* _Given instruction_: Show, in full, each line of the data that contains "this".

* _Information supplied_:
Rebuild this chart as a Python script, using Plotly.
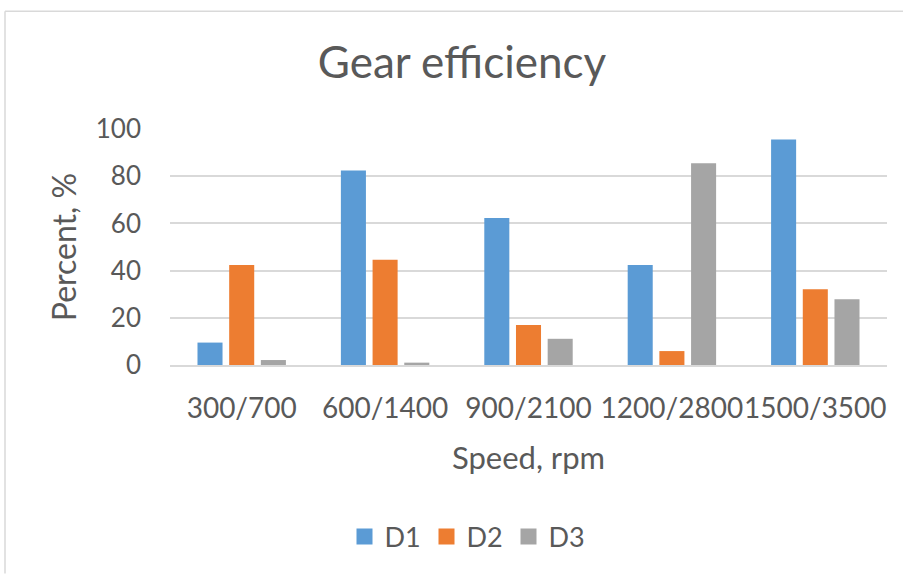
import plotly.graph_objects as go

categories = ["300/700", "600/1400", "900/2100", "1200/2800", "1500/3500"]
d1 = [9.5, 82.4, 62.3, 42.4, 95.6]
d2 = [42.4, 44.6, 17.0, 5.9, 32.1]
d3 = [2.1, 1.0, 11.1, 85.5, 27.9]
series_names = ["D1", "D2", "D3"]
colors = ["#5B9BD5", "#ED7D31", "#A5A5A5"]

FONT = "Lato, Calibri, sans-serif"
TXT = "#595959"

fig = go.Figure()
for name, vals, col in zip(series_names, [d1, d2, d3], colors):
    fig.add_trace(go.Bar(x=categories, y=vals, name=name, showlegend=False,
                         legendgroup=name,
                         marker=dict(color=col, line=dict(width=0))))
# legend entries with larger square swatches
for name, col in zip(series_names, colors):
    fig.add_trace(go.Scatter(x=[None], y=[None], mode="markers", name=name,
                             legendgroup=name,
                             marker=dict(symbol="square", size=16, color=col)))

W, H = 903, 574
L, R, T, B = 170, 887, 129, 365.3
pw, ph = R - L, B - T

def px_x(x):
    return (x - L) / pw

def px_y(y):
    return (B - y) / ph

fig.update_layout(
    width=W, height=H,
    margin=dict(l=L, r=W - R, t=T, b=H - B, pad=0),
    paper_bgcolor="white", plot_bgcolor="white",
    barmode="group", bargap=0.337, bargroupgap=0.21,
    font=dict(family=FONT, color=TXT),
    title=dict(text="Gear efficiency", x=462 / W, xanchor="center",
               xref="container", yref="container", y=1 - 63 / H,
               yanchor="middle", font=dict(size=44, color=TXT, family=FONT)),
    legend=dict(orientation="h", x=px_x(344.5), xanchor="left",
                y=px_y(537.5), yanchor="middle",
                font=dict(size=27, color=TXT, family=FONT),
                itemwidth=30, entrywidth=37, entrywidthmode="pixels",
                traceorder="normal", itemsizing="trace"),
    xaxis=dict(tickangle=0, tickfont=dict(size=28, color=TXT),
               showgrid=False, showline=True, linecolor="#d9d9d9", linewidth=1.5,
               ticklabelstandoff=18,
               title=dict(text="Speed, rpm", font=dict(size=31, color=TXT),
                          standoff=24)),
    yaxis=dict(range=[0, 100], dtick=20, tickfont=dict(size=26, color=TXT),
               showgrid=True, gridcolor="#d9d9d9", gridwidth=1.5,
               zeroline=False, showline=False, ticklabelstandoff=28,
               title=dict(text="Percent, %", font=dict(size=32, color=TXT),
                          standoff=9)),
    shapes=[
        dict(type="line", xref="paper", yref="paper",
             x0=px_x(5), x1=px_x(5), y0=px_y(11), y1=px_y(574),
             line=dict(color="#d9d9d9", width=1.5)),
        dict(type="line", xref="paper", yref="paper",
             x0=px_x(5), x1=px_x(903), y0=px_y(11), y1=px_y(11),
             line=dict(color="#d9d9d9", width=1.5)),
    ],
)

fig.write_html("out.html", config={"displayModeBar": False},
               post_script="document.body.style.margin='0';document.body.style.overflow='hidden';")
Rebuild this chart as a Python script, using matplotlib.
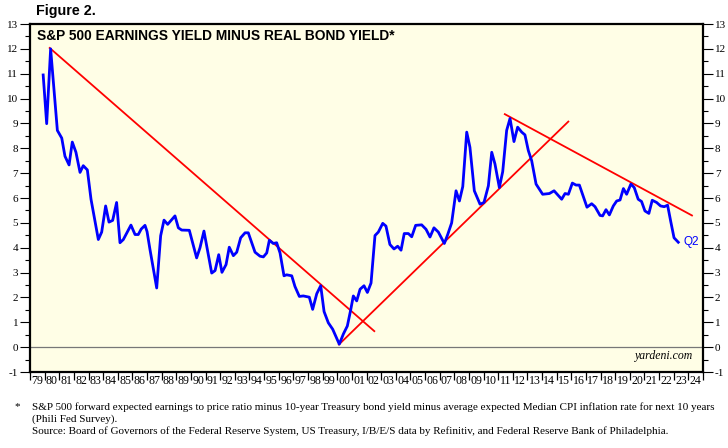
import matplotlib
matplotlib.use("Agg")
import matplotlib.pyplot as plt
from matplotlib.ticker import MultipleLocator, FixedLocator, NullFormatter

# ---------------- data ----------------
years = [
    1979.90, 1980.14, 1980.41, 1980.87, 1981.17, 1981.39, 1981.67, 1981.89, 1982.14, 1982.42,
    1982.64, 1982.92, 1983.17, 1983.44, 1983.67, 1983.90, 1984.17, 1984.40, 1984.65, 1984.92,
    1985.15, 1985.38, 1985.90, 1986.18, 1986.40, 1986.60, 1986.86, 1987.00, 1987.20, 1987.66,
    1987.93, 1988.16, 1988.41, 1988.91, 1989.14, 1989.37, 1989.89, 1990.39, 1990.62, 1990.89,
    1991.42, 1991.65, 1991.90, 1992.12, 1992.40, 1992.62, 1992.90, 1993.13, 1993.40, 1993.70,
    1993.92, 1994.38, 1994.72, 1994.95, 1995.18, 1995.36, 1995.63, 1995.86, 1996.09, 1996.36,
    1996.54, 1996.89, 1997.11, 1997.41, 1997.68, 1998.09, 1998.32, 1998.60, 1998.87, 1999.10,
    1999.39, 1999.69, 2000.14, 2000.42, 2000.69, 2000.92, 2001.10, 2001.33, 2001.56, 2001.83,
    2002.06, 2002.31, 2002.58, 2002.81, 2003.11, 2003.33, 2003.60, 2003.88, 2004.13, 2004.36,
    2004.58, 2004.86, 2005.09, 2005.36, 2005.77, 2006.07, 2006.34, 2006.61, 2006.91, 2007.32,
    2007.55, 2007.82, 2008.12, 2008.35, 2008.58, 2008.85, 2009.07, 2009.37, 2009.76, 2010.03,
    2010.33, 2010.56, 2010.78, 2011.08, 2011.31, 2011.58, 2011.81, 2012.08, 2012.33, 2012.61,
    2012.83, 2013.06, 2013.29, 2013.59, 2014.04, 2014.50, 2014.82, 2015.34, 2015.57, 2015.80,
    2016.07, 2016.32, 2016.55, 2017.07, 2017.39, 2017.62, 2017.96, 2018.14, 2018.37, 2018.60,
    2018.87, 2019.10, 2019.33, 2019.56, 2019.78, 2020.07, 2020.30, 2020.57, 2020.80, 2021.03,
    2021.30, 2021.53, 2021.83, 2022.10, 2022.35, 2022.58, 2022.79, 2023.02, 2023.31,
]
values = [
    10.95, 8.99, 12.00, 8.72, 8.41, 7.68, 7.33, 8.25, 7.84, 7.03,
    7.30, 7.13, 5.95, 5.07, 4.33, 4.63, 5.68, 5.03, 5.10, 5.82,
    4.20, 4.33, 4.91, 4.53, 4.53, 4.75, 4.90, 4.65, 3.93, 2.38,
    4.48, 5.11, 4.94, 5.28, 4.80, 4.71, 4.70, 3.59, 4.00, 4.67,
    2.98, 3.08, 3.72, 3.01, 3.32, 4.02, 3.68, 3.82, 4.40, 4.60,
    4.60, 3.82, 3.66, 3.63, 3.79, 4.30, 4.17, 4.20, 3.79, 2.87,
    2.91, 2.87, 2.44, 2.04, 2.06, 2.01, 1.52, 2.15, 2.47, 1.43,
    0.98, 0.72, 0.12, 0.53, 0.85, 1.50, 2.06, 1.86, 2.33, 2.47,
    2.20, 2.58, 4.49, 4.63, 4.98, 4.87, 4.13, 3.95, 4.06, 3.90,
    4.57, 4.57, 4.44, 4.90, 4.92, 4.74, 4.43, 4.80, 4.63, 4.17,
    4.53, 5.00, 6.29, 5.88, 6.46, 8.65, 8.04, 6.29, 5.75, 5.82,
    6.49, 7.84, 7.37, 6.42, 7.06, 8.72, 9.20, 8.27, 8.85, 8.65,
    8.54, 7.91, 7.50, 6.56, 6.15, 6.18, 6.29, 5.95, 6.18, 6.15,
    6.60, 6.52, 6.52, 5.63, 5.77, 5.65, 5.30, 5.28, 5.53, 5.32,
    5.68, 5.88, 5.92, 6.38, 6.15, 6.56, 6.42, 5.95, 5.86, 5.48,
    5.38, 5.91, 5.82, 5.68, 5.65, 5.71, 5.07, 4.40, 4.22,
]

# trend lines (start year, start value, end year, end value)
trend_years = [[1980.30, 2002.58], [2000.07, 2015.84], [2011.40, 2024.30]]
trend_values = [[12.06, 0.62], [0.08, 9.10], [9.39, 5.28]]

year_labels = ["%02d" % (y % 100) for y in range(1979, 2025)]
y_ticks = list(range(-1, 14))

title = "S&P 500 EARNINGS YIELD MINUS REAL BOND YIELD*"
last_label = "Q2"

# ---------------- figure ----------------
fig = plt.figure(figsize=(7.28, 4.48), dpi=100)
ax = fig.add_axes([30 / 728, 1 - 372 / 448, 673 / 728, 348 / 448])
ax.set_facecolor("#fffee6")

serif = "Liberation Serif"
sans = "Liberation Sans"

ax.axhline(0, color="#777777", lw=0.9, zorder=1)

for ty, tv in zip(trend_years, trend_values):
    ax.plot(ty, tv, color="#ff0000", lw=1.3, zorder=2, solid_capstyle="butt")

ax.plot(years, values, color="#0000ff", lw=2.0, zorder=3, solid_joinstyle="round")
ax.text(years[-1] + 0.35, values[-1], last_label, color="#0000ff", fontsize=8.5,
        family=sans, va="center", ha="left")

ax.set_xlim(1979, 2025)
ax.set_ylim(-1, 13)

# x ticks at year boundaries, labels centered between
ax.xaxis.set_major_locator(FixedLocator(list(range(1979, 2026))))
ax.xaxis.set_major_formatter(NullFormatter())
ax.xaxis.set_minor_locator(FixedLocator([y + 0.5 for y in range(1979, 2025)]))
ax.set_xticklabels(year_labels, minor=True, family=serif)
ax.tick_params(axis="x", which="major", direction="out", length=6, width=0.9, color="black")
ax.tick_params(axis="x", which="minor", length=0, pad=2, labelsize=8.6)

# y ticks both sides
ax.yaxis.set_major_locator(FixedLocator(y_ticks))
ax.yaxis.set_minor_locator(MultipleLocator(0.5))
ax.tick_params(axis="y", which="major", direction="out", length=7, width=0.8,
               left=True, right=True, labelleft=True, labelright=True, labelsize=8.0, pad=1.5)
ax.tick_params(axis="y", which="minor", direction="out", length=3.5, width=0.8,
               left=True, right=True)
ax.set_yticks(y_ticks)
ax.set_yticklabels([str(t) for t in y_ticks], family=serif)

for s in ax.spines.values():
    s.set_linewidth(1.6)
    s.set_color("black")

ax.text(0.011, 0.985, title, transform=ax.transAxes, fontsize=9.9, fontweight="bold",
        family=sans, va="top", ha="left")
ax.text(0.986, 0.03, "yardeni.com", transform=ax.transAxes, fontsize=8.5, style="italic",
        family=serif, va="bottom", ha="right")

fig.text(36 / 728, 1 - 11 / 448, "Figure 2.", fontsize=10.3, fontweight="bold",
         family=sans, va="center", ha="left")

fs = 8.0
fig.text(14 / 728, 1 - 407 / 448, "*", fontsize=fs, family=serif, va="center", ha="left")
fig.text(32 / 728, 1 - 407 / 448,
         "S&P 500 forward expected earnings to price ratio minus 10-year Treasury bond yield minus average expected Median CPI inflation rate for next 10 years",
         fontsize=fs, family=serif, va="center", ha="left")
fig.text(32 / 728, 1 - 419 / 448, "(Phili Fed Survey).", fontsize=fs, family=serif,
         va="center", ha="left")
fig.text(32 / 728, 1 - 431 / 448,
         "Source: Board of Governors of the Federal Reserve System, US Treasury, I/B/E/S data by Refinitiv, and Federal Reserve Bank of Philadelphia.",
         fontsize=fs, family=serif, va="center", ha="left")

fig.savefig("out.png", dpi=100, facecolor="white")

* _Problem solution_:
Rebuild this chart as a Python script, using Plotly.
Rebuild this chart as a Python script, using matplotlib.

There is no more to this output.